What are you making right now, like the last thing you worked on in your studio?
I just finished these large pieces loosely based off of the Tantric rugs used in the enactment of rituals in Tibetan Vajrayana Buddhism. I find that there are several parallels, both formally and conceptually, between my works which are titled Carpet Munchers, and the filleted carpets used as tools in Esoteric rites associated with protective deities. The pursuit of a higher spiritual awareness through detachment from the corporeal body by quelling ignorance, greed, and hate is at the core of Vajrayana. As an artist, I use similar tools to make my work that feel eerily similar to advanced visualization tools used by practitioners.

Transmitter

If your figures could make noise, what would they say or emit?
Whenever I enjoy a boozy IPA, I get this feeling in my chest that is best described as a barrel of elves with a secret on the verge of bursting into laughter and truths. I think most of them would sound like that which is basically the flood of emotions that come over me when watching down-on-his-luck private eye Eddie Valiant cross over the threshold from the human world to Toonsville, only to be visually and audibly assaulted by saccharine bombastic archetypes of the collective unconscious in Who Framed Roger Rabbit. Farts, toots, grinding metal, sprinkles, chimes, gongs, a downward spiral tunnel of doom with a friendly jumbo blueberry jelly bean illuminating the path, a creaky door, R2D2’s Now That’s What I Call Holiday Music Remix are all possibilities.

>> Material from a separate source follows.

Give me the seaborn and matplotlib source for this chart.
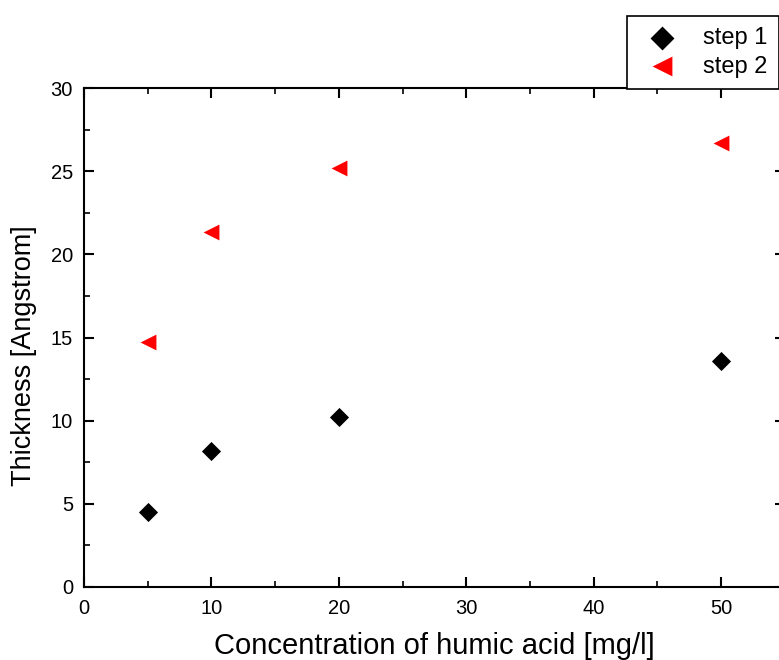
import matplotlib
matplotlib.use("Agg")
import matplotlib.pyplot as plt
from matplotlib.ticker import MultipleLocator
import seaborn as sns
import pandas as pd

concentration = [5, 10, 20, 50]
step1 = [4.5, 8.2, 10.2, 13.6]
step2 = [14.7, 21.35, 25.2, 26.7]
series_names = ["step 1", "step 2"]

sns.set_theme(style="white")
plt.rcParams['font.family'] = ['Liberation Sans', 'DejaVu Sans']
plt.rcParams['text.color'] = 'black'
plt.rcParams['axes.labelcolor'] = 'black'
plt.rcParams['xtick.color'] = 'black'
plt.rcParams['ytick.color'] = 'black'

df1 = pd.DataFrame({"x": concentration, "y": step1})
df2 = pd.DataFrame({"x": concentration, "y": step2})

fig = plt.figure(figsize=(7.79, 6.60), dpi=100)
ax = fig.add_axes([84 / 779, 73 / 660, 700.7 / 779, 499 / 660])

sns.scatterplot(data=df1, x="x", y="y", color="black", marker="D",
                s=95, linewidth=0, ax=ax, label=series_names[0])
sns.scatterplot(data=df2, x="x", y="y", color="red", marker="<",
                s=130, linewidth=0, ax=ax, label=series_names[1])

ax.set_xlim(0, 55)
ax.set_ylim(0, 30)
ax.xaxis.set_major_locator(MultipleLocator(10))
ax.xaxis.set_minor_locator(MultipleLocator(5))
ax.yaxis.set_major_locator(MultipleLocator(5))
ax.yaxis.set_minor_locator(MultipleLocator(2.5))
ax.tick_params(which="both", direction="in", top=True, right=True,
               bottom=True, left=True, colors="black", labelcolor="black",
               labelsize=14.5)
ax.tick_params(axis="x", which="both", pad=9)
ax.tick_params(axis="y", which="both", pad=8)
ax.tick_params(which="major", length=7, width=1.5)
ax.tick_params(which="minor", length=4, width=1.2)
for sp in ax.spines.values():
    sp.set_color("black")
    sp.set_linewidth(1.5)

ax.set_xlabel("Concentration of humic acid [mg/l]", fontsize=21, labelpad=9.5, color="black")
ax.set_ylabel("Thickness [Angstrom]", fontsize=19.5, color="black")
ax.yaxis.set_label_coords(-0.067, 0.463)

handles, labels = ax.get_legend_handles_labels()
leg = ax.legend(handles, labels, loc="upper left",
                bbox_to_anchor=(627 / 779, 1 - 15.5 / 660), bbox_transform=fig.transFigure,
                frameon=True, fancybox=False, framealpha=1, edgecolor="black",
                fontsize=17, markerscale=1.25, borderpad=0.5, handletextpad=0.75,
                labelspacing=0.27, handlelength=1.95, borderaxespad=0)
leg.get_frame().set_linewidth(1.2)
for t in leg.get_texts():
    t.set_color("black")

fig.savefig("out.png", dpi=100)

Hell yes! Any shows coming up?
I’m in a show that just opened with Wendy White, Samantha Bittman, and Robert Burnier at VACATION gallery in New York. My Chicago gallerist Andrew Rafacz is in town for the entire month and taking over the LES space for the month of March. I’m in a herb-themed show that opens 4/20 at Mrs. in Maspeth. I’m in a two person show with Jennifer Coates at Crush Curatorial titled Electric Mayhem in Chelsea in May, and in another two person show with Kari Cholnoky at Left Field in San Luis Obispo in August. Getting to show and work with people that I respect and admire has been one of the highlights of my life.